## Directive
Extract each line of the material that follows exactly and omit its pictures.

## Data extract
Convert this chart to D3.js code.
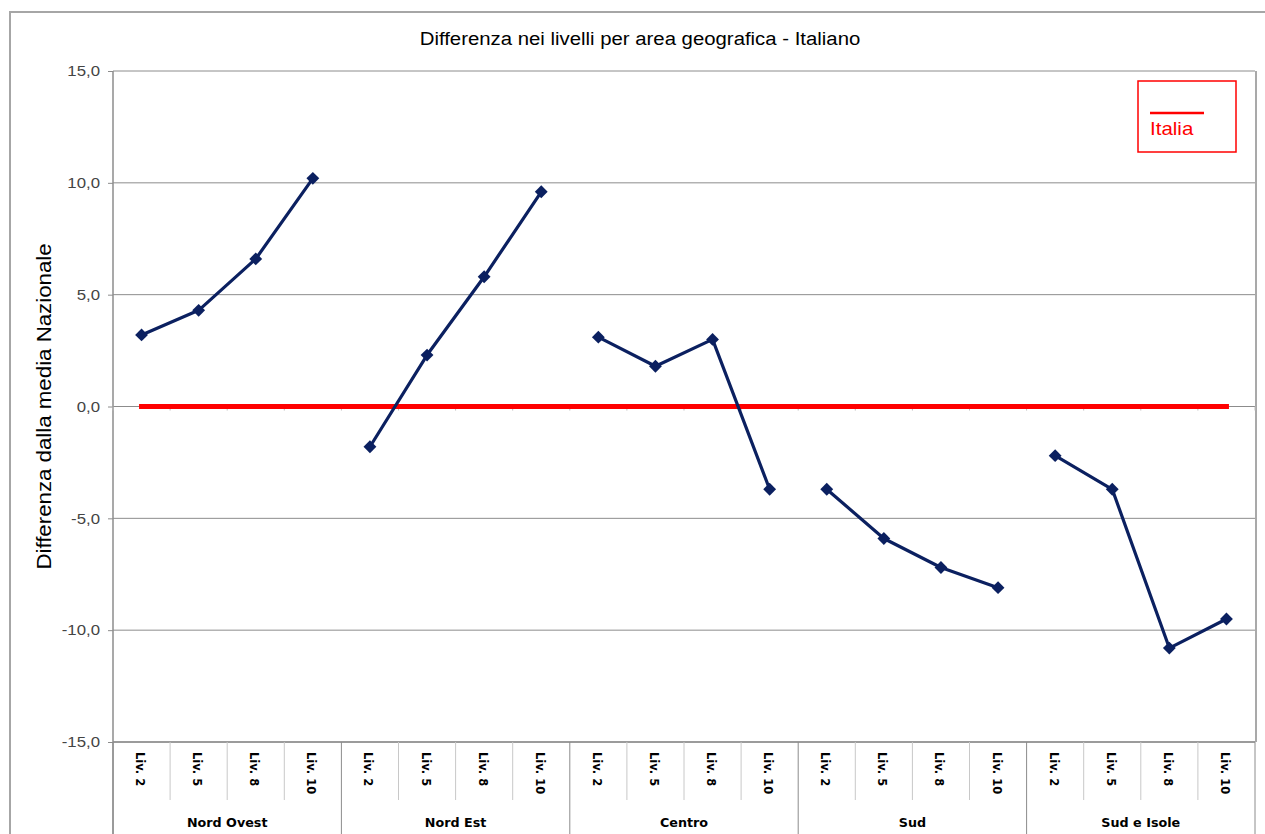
<!DOCTYPE html>
<html>
<head>
<meta charset="utf-8">
<script src="https://cdn.jsdelivr.net/npm/d3@7"></script>
<style>
  html, body { margin: 0; padding: 0; background: #fff; }
  svg { display: block; }
</style>
</head>
<body>
<svg id="chart" width="1265" height="834"></svg>
<script>
// Areas and school levels along the category axis
const areas = ["Nord Ovest", "Nord Est", "Centro", "Sud", "Sud e Isole"];
const levels = ["Liv. 2", "Liv. 5", "Liv. 8", "Liv. 10"];

// Difference from the national mean, one array per area (Liv. 2, 5, 8, 10)
const nordOvest = [3.2, 4.3, 6.6, 10.2];
const nordEst = [-1.8, 2.3, 5.8, 9.6];
const centro = [3.1, 1.8, 3.0, -3.7];
const sud = [-3.7, -5.9, -7.2, -8.1];
const sudIsole = [-2.2, -3.7, -10.8, -9.5];

// National reference series
const italia = 0;

const yTicks = [15, 10, 5, 0, -5, -10, -15];

const seriesByArea = [nordOvest, nordEst, centro, sud, sudIsole];

const svg = d3.select("#chart");
const W = 1265, H = 834;
const plot = { left: 113, right: 1255, top: 71, bottom: 742 };

// Widen a text selection horizontally by factor k
function widen(sel, k) {
  sel.each(function () {
    const len = this.getComputedTextLength();
    d3.select(this)
      .attr("textLength", len * k)
      .attr("lengthAdjust", "spacingAndGlyphs");
  });
}

// Flat list of categories
const cats = [];
areas.forEach((a, ai) => levels.forEach((l, li) => cats.push({ area: a, ai, level: l, li })));

const x = d3.scaleBand()
  .domain(d3.range(cats.length))
  .range([plot.left, plot.right])
  .padding(0);

const y = d3.scaleLinear().domain([-15, 15]).range([plot.bottom, plot.top]);

const grey = "#8c8c8c";

// Outer chart frame
svg.append("rect")
  .attr("x", 10).attr("y", 12)
  .attr("width", W + 20).attr("height", H + 20)
  .attr("fill", "none").attr("stroke", "#a6a6a6").attr("stroke-width", 2);

// Title
svg.append("text")
  .attr("x", 640).attr("y", 45)
  .attr("text-anchor", "middle")
  .attr("font-family", "Liberation Sans, Arial, sans-serif")
  .attr("font-size", 18)
  .attr("fill", "#000")
  .text("Differenza nei livelli per area geografica - Italiano")
  .call(widen, 1.13);

// Horizontal gridlines
svg.append("g").selectAll("line")
  .data(yTicks)
  .join("line")
  .attr("x1", plot.left).attr("x2", plot.right)
  .attr("y1", d => y(d)).attr("y2", d => y(d))
  .attr("stroke", grey).attr("stroke-width", 1);

// Plot area right border
svg.append("line")
  .attr("x1", plot.right + 1).attr("x2", plot.right + 1)
  .attr("y1", plot.top).attr("y2", plot.bottom)
  .attr("stroke", grey).attr("stroke-width", 1.5);

// Value axis
const yAxis = d3.axisLeft(y)
  .tickValues(yTicks)
  .tickSize(5)
  .tickPadding(8)
  .tickFormat(d => d3.format(".1f")(d).replace(".", ",").replace("−", "-"));

const gy = svg.append("g")
  .attr("transform", `translate(${plot.left},0)`)
  .call(yAxis);
gy.select(".domain").attr("stroke", grey).attr("stroke-width", 1.5)
  .attr("d", `M0,${plot.top}V${H}`);
gy.selectAll(".tick line").attr("stroke", grey);
gy.selectAll(".tick text")
  .attr("font-family", "Liberation Sans, Arial, sans-serif")
  .attr("font-size", 15)
  .attr("fill", "#444")
  .call(widen, 1.12);

// Y axis title
svg.append("text")
  .attr("transform", `translate(51,${(plot.top + plot.bottom) / 2}) rotate(-90)`)
  .attr("text-anchor", "middle")
  .attr("font-family", "Liberation Sans, Arial, sans-serif")
  .attr("font-size", 21)
  .attr("fill", "#000")
  .text("Differenza dalla media Nazionale")
  .call(widen, 1.06);

// Small ticks of the category axis where it crosses zero
svg.append("g").selectAll("line")
  .data(d3.range(cats.length + 1))
  .join("line")
  .attr("x1", i => plot.left + i * x.bandwidth())
  .attr("x2", i => plot.left + i * x.bandwidth())
  .attr("y1", y(0)).attr("y2", y(0) + 4)
  .attr("stroke", "#bbb").attr("stroke-width", 1);

// Category axis: level separators and area separators
svg.append("line")
  .attr("x1", plot.left).attr("x2", plot.right)
  .attr("y1", plot.bottom).attr("y2", plot.bottom)
  .attr("stroke", grey).attr("stroke-width", 1.5);

svg.append("g").selectAll("line")
  .data(d3.range(cats.length + 1))
  .join("line")
  .attr("x1", i => plot.left + i * x.bandwidth())
  .attr("x2", i => plot.left + i * x.bandwidth())
  .attr("y1", plot.bottom)
  .attr("y2", i => (i % levels.length === 0 ? H : 800))
  .attr("stroke", i => (i % levels.length === 0 ? grey : "#c8c8c8"))
  .attr("stroke-width", 1);

// Level labels (rotated)
svg.append("g").selectAll("text")
  .data(cats)
  .join("text")
  .attr("transform", (d, i) => `translate(${x(i) + x.bandwidth() / 2 - 5.5},${plot.bottom + 10}) rotate(90)`)
  .attr("font-family", "DejaVu Sans, Verdana, sans-serif")
  .attr("font-weight", "bold")
  .attr("font-size", 11.5)
  .attr("fill", "#000")
  .text(d => d.level);

// Area labels
svg.append("g").selectAll("text")
  .data(areas)
  .join("text")
  .attr("x", (d, i) => plot.left + (i * levels.length + levels.length / 2) * x.bandwidth())
  .attr("y", 827)
  .attr("text-anchor", "middle")
  .attr("font-family", "DejaVu Sans, Verdana, sans-serif")
  .attr("font-weight", "bold")
  .attr("font-size", 12)
  .attr("fill", "#000")
  .text(d => d)
  .call(widen, 1.06);

// Italia reference line
svg.append("line")
  .attr("x1", x(0) + x.bandwidth() / 2)
  .attr("x2", x(cats.length - 1) + x.bandwidth() / 2)
  .attr("y1", y(italia)).attr("y2", y(italia))
  .attr("stroke", "#ff0000").attr("stroke-width", 5)
  .attr("stroke-linecap", "square");

// Area series: one broken line per area
const navy = "#0b2060";
const line = d3.line()
  .x(d => x(d.i) + x.bandwidth() / 2)
  .y(d => y(d.v));

seriesByArea.forEach((vals, ai) => {
  const pts = vals.map((v, li) => ({ i: ai * levels.length + li, v }));
  svg.append("path")
    .datum(pts)
    .attr("d", line)
    .attr("fill", "none")
    .attr("stroke", navy)
    .attr("stroke-width", 3.2)
    .attr("stroke-linejoin", "round");
  svg.append("g").selectAll("path")
    .data(pts)
    .join("path")
    .attr("d", d3.symbol(d3.symbolDiamond2, 105))
    .attr("transform", d => `translate(${x(d.i) + x.bandwidth() / 2},${y(d.v)})`)
    .attr("fill", navy);
});

// Legend
const lg = svg.append("g");
lg.append("rect")
  .attr("x", 1138).attr("y", 81)
  .attr("width", 98).attr("height", 71)
  .attr("fill", "#fff").attr("stroke", "#ff0000").attr("stroke-width", 1.5);
lg.append("line")
  .attr("x1", 1150).attr("x2", 1204)
  .attr("y1", 113).attr("y2", 113)
  .attr("stroke", "#ff0000").attr("stroke-width", 2.5);
lg.append("text")
  .attr("x", 1150).attr("y", 135)
  .attr("font-family", "Liberation Sans, Arial, sans-serif")
  .attr("font-size", 19)
  .attr("fill", "#ff0000")
  .text("Italia")
  .call(widen, 1.08);
</script>
</body>
</html>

## Task result
Convert this chart to D3.js code.
<!DOCTYPE html>
<html>
<head>
<meta charset="utf-8">
<script src="https://cdn.jsdelivr.net/npm/d3@7"></script>
<style>
  html, body { margin: 0; padding: 0; background: #fff; }
  svg { display: block; }
</style>
</head>
<body>
<svg id="chart" width="1265" height="834"></svg>
<script>
// Areas and school levels along the category axis
const areas = ["Nord Ovest", "Nord Est", "Centro", "Sud", "Sud e Isole"];
const levels = ["Liv. 2", "Liv. 5", "Liv. 8", "Liv. 10"];

// Difference from the national mean, one array per area (Liv. 2, 5, 8, 10)
const nordOvest = [3.2, 4.3, 6.6, 10.2];
const nordEst = [-1.8, 2.3, 5.8, 9.6];
const centro = [3.1, 1.8, 3.0, -3.7];
const sud = [-3.7, -5.9, -7.2, -8.1];
const sudIsole = [-2.2, -3.7, -10.8, -9.5];

// National reference series
const italia = 0;

const yTicks = [15, 10, 5, 0, -5, -10, -15];

const seriesByArea = [nordOvest, nordEst, centro, sud, sudIsole];

const svg = d3.select("#chart");
const W = 1265, H = 834;
const plot = { left: 113, right: 1255, top: 71, bottom: 742 };

// Widen a text selection horizontally by factor k
function widen(sel, k) {
  sel.each(function () {
    const len = this.getComputedTextLength();
    d3.select(this)
      .attr("textLength", len * k)
      .attr("lengthAdjust", "spacingAndGlyphs");
  });
}

// Flat list of categories
const cats = [];
areas.forEach((a, ai) => levels.forEach((l, li) => cats.push({ area: a, ai, level: l, li })));

const x = d3.scaleBand()
  .domain(d3.range(cats.length))
  .range([plot.left, plot.right])
  .padding(0);

const y = d3.scaleLinear().domain([-15, 15]).range([plot.bottom, plot.top]);

const grey = "#8c8c8c";

// Outer chart frame
svg.append("rect")
  .attr("x", 10).attr("y", 12)
  .attr("width", W + 20).attr("height", H + 20)
  .attr("fill", "none").attr("stroke", "#a6a6a6").attr("stroke-width", 2);

// Title
svg.append("text")
  .attr("x", 640).attr("y", 45)
  .attr("text-anchor", "middle")
  .attr("font-family", "Liberation Sans, Arial, sans-serif")
  .attr("font-size", 18)
  .attr("fill", "#000")
  .text("Differenza nei livelli per area geografica - Italiano")
  .call(widen, 1.13);

// Horizontal gridlines
svg.append("g").selectAll("line")
  .data(yTicks)
  .join("line")
  .attr("x1", plot.left).attr("x2", plot.right)
  .attr("y1", d => y(d)).attr("y2", d => y(d))
  .attr("stroke", grey).attr("stroke-width", 1);

// Plot area right border
svg.append("line")
  .attr("x1", plot.right + 1).attr("x2", plot.right + 1)
  .attr("y1", plot.top).attr("y2", plot.bottom)
  .attr("stroke", grey).attr("stroke-width", 1.5);

// Value axis
const yAxis = d3.axisLeft(y)
  .tickValues(yTicks)
  .tickSize(5)
  .tickPadding(8)
  .tickFormat(d => d3.format(".1f")(d).replace(".", ",").replace("−", "-"));

const gy = svg.append("g")
  .attr("transform", `translate(${plot.left},0)`)
  .call(yAxis);
gy.select(".domain").attr("stroke", grey).attr("stroke-width", 1.5)
  .attr("d", `M0,${plot.top}V${H}`);
gy.selectAll(".tick line").attr("stroke", grey);
gy.selectAll(".tick text")
  .attr("font-family", "Liberation Sans, Arial, sans-serif")
  .attr("font-size", 15)
  .attr("fill", "#444")
  .call(widen, 1.12);

// Y axis title
svg.append("text")
  .attr("transform", `translate(51,${(plot.top + plot.bottom) / 2}) rotate(-90)`)
  .attr("text-anchor", "middle")
  .attr("font-family", "Liberation Sans, Arial, sans-serif")
  .attr("font-size", 21)
  .attr("fill", "#000")
  .text("Differenza dalla media Nazionale")
  .call(widen, 1.06);

// Small ticks of the category axis where it crosses zero
svg.append("g").selectAll("line")
  .data(d3.range(cats.length + 1))
  .join("line")
  .attr("x1", i => plot.left + i * x.bandwidth())
  .attr("x2", i => plot.left + i * x.bandwidth())
  .attr("y1", y(0)).attr("y2", y(0) + 4)
  .attr("stroke", "#bbb").attr("stroke-width", 1);

// Category axis: level separators and area separators
svg.append("line")
  .attr("x1", plot.left).attr("x2", plot.right)
  .attr("y1", plot.bottom).attr("y2", plot.bottom)
  .attr("stroke", grey).attr("stroke-width", 1.5);

svg.append("g").selectAll("line")
  .data(d3.range(cats.length + 1))
  .join("line")
  .attr("x1", i => plot.left + i * x.bandwidth())
  .attr("x2", i => plot.left + i * x.bandwidth())
  .attr("y1", plot.bottom)
  .attr("y2", i => (i % levels.length === 0 ? H : 800))
  .attr("stroke", i => (i % levels.length === 0 ? grey : "#c8c8c8"))
  .attr("stroke-width", 1);

// Level labels (rotated)
svg.append("g").selectAll("text")
  .data(cats)
  .join("text")
  .attr("transform", (d, i) => `translate(${x(i) + x.bandwidth() / 2 - 5.5},${plot.bottom + 10}) rotate(90)`)
  .attr("font-family", "DejaVu Sans, Verdana, sans-serif")
  .attr("font-weight", "bold")
  .attr("font-size", 11.5)
  .attr("fill", "#000")
  .text(d => d.level);

// Area labels
svg.append("g").selectAll("text")
  .data(areas)
  .join("text")
  .attr("x", (d, i) => plot.left + (i * levels.length + levels.length / 2) * x.bandwidth())
  .attr("y", 827)
  .attr("text-anchor", "middle")
  .attr("font-family", "DejaVu Sans, Verdana, sans-serif")
  .attr("font-weight", "bold")
  .attr("font-size", 12)
  .attr("fill", "#000")
  .text(d => d)
  .call(widen, 1.06);

// Italia reference line
svg.append("line")
  .attr("x1", x(0) + x.bandwidth() / 2)
  .attr("x2", x(cats.length - 1) + x.bandwidth() / 2)
  .attr("y1", y(italia)).attr("y2", y(italia))
  .attr("stroke", "#ff0000").attr("stroke-width", 5)
  .attr("stroke-linecap", "square");

// Area series: one broken line per area
const navy = "#0b2060";
const line = d3.line()
  .x(d => x(d.i) + x.bandwidth() / 2)
  .y(d => y(d.v));

seriesByArea.forEach((vals, ai) => {
  const pts = vals.map((v, li) => ({ i: ai * levels.length + li, v }));
  svg.append("path")
    .datum(pts)
    .attr("d", line)
    .attr("fill", "none")
    .attr("stroke", navy)
    .attr("stroke-width", 3.2)
    .attr("stroke-linejoin", "round");
  svg.append("g").selectAll("path")
    .data(pts)
    .join("path")
    .attr("d", d3.symbol(d3.symbolDiamond2, 105))
    .attr("transform", d => `translate(${x(d.i) + x.bandwidth() / 2},${y(d.v)})`)
    .attr("fill", navy);
});

// Legend
const lg = svg.append("g");
lg.append("rect")
  .attr("x", 1138).attr("y", 81)
  .attr("width", 98).attr("height", 71)
  .attr("fill", "#fff").attr("stroke", "#ff0000").attr("stroke-width", 1.5);
lg.append("line")
  .attr("x1", 1150).attr("x2", 1204)
  .attr("y1", 113).attr("y2", 113)
  .attr("stroke", "#ff0000").attr("stroke-width", 2.5);
lg.append("text")
  .attr("x", 1150).attr("y", 135)
  .attr("font-family", "Liberation Sans, Arial, sans-serif")
  .attr("font-size", 19)
  .attr("fill", "#ff0000")
  .text("Italia")
  .call(widen, 1.08);
</script>
</body>
</html>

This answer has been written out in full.